Il faut être clair : si, en France, la récession a été moins forte et moins importante que prévu, c’est d’abord parce que nous avons construit un plan de relance équilibré entre les mesures de soutien de la trésorerie, de l’investissement et de la consommation, et en nous appuyant pour moitié sur la fiscalité, sur les prélèvements obligatoires.

En 2010, nous n’assisterons pas encore au retour à la normale du point de vue de la croissance. Nous prolongeons donc l’anticipation du remboursement du crédit impôt recherche. Nous aurons à en discuter.

Par ailleurs, la suppression de la taxe professionnelle en une seule année, sujet brûlant d’actualité, permettra, en plus de ses effets structurels, de dégager l’année prochaine environ 7 milliards d’euros de soutien à la trésorerie des entreprises. Structurellement, cela représente quelque 5,7 milliards d’euros. L’année prochaine, ce seront 5,7 milliards d’euros plus 7 milliards d’euros correspondant à l’incidence de la suppression en une année de la taxe professionnelle.

Par rapport au coût pérenne de la suppression de la taxe professionnelle, c’est un surcoût ponctuel, lourd, mais qui est entièrement justifié dans cette année charnière.

Notre stratégie, c’est la maîtrise de la dépense, le renforcement de la croissance future, et pas la hausse des impôts. Je ne suis pas de ceux qui trouvent bienvenue cette idée d’augmenter les impôts !

Mardi encore, au moment où débutait la discussion du projet de loi de finances à l’Assemblée nationale, les députés de l’opposition m’expliquaient que, pour relancer la croissance en France, il fallait immédiatement augmenter les impôts d’environ 10 milliards d’euros : j’ai fait le compte devant le président de la commission des finances de l’Assemblée nationale et j’ai dit que le Gouvernement ne partageait pas cette analyse.

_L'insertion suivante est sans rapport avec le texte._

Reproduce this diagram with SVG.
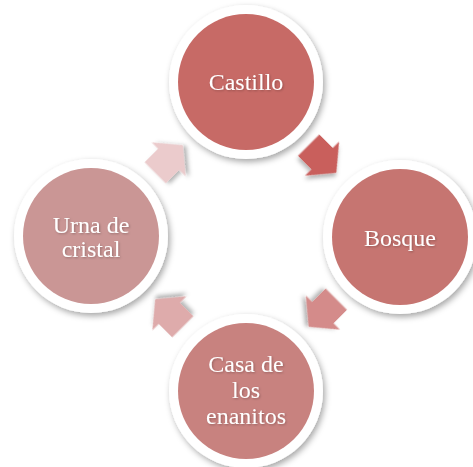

Comme l’a déjà indiqué à plusieurs reprises le Président de la République, nous n’avons pas été élus pour augmenter les impôts ! Et mon rôle de ministre du budget n’est pas davantage d’augmenter les impôts ! Je suis là pour vous proposer d’autres chemins, que vous connaissez d’ailleurs, mesdames, messieurs les sénateurs.

Bien sûr, il faut que le niveau des recettes fiscales et sociales se rétablisse. Tel qu’il est aujourd’hui, il n’est pas compatible avec notre modèle économique et social.

La réponse doit passer par plus de croissance, par plus d’activité, et non par un taux d’imposition plus élevé. Lorsque l’on vit dans un pays qui a le cinquième niveau au monde de prélèvements obligatoires, croire que l’on peut faire revenir les recettes en augmentant les impôts n’est pas une bonne solution économique. Comment peut-on penser que la hausse des impôts est la solution de l’avenir ?

L’opposition nous accuse d’avoir, en fait, augmenté les impôts. C’est faux et archi-faux ! Depuis 2007, nous avons baissé les impôts de 16 milliards d’euros, dont plus de 10 milliards d’euros au bénéfice des ménages, avec des axes clairs : valoriser le travail et le pouvoir d’achat, renforcer la compétitivité, encourager les comportements écologiquement corrects.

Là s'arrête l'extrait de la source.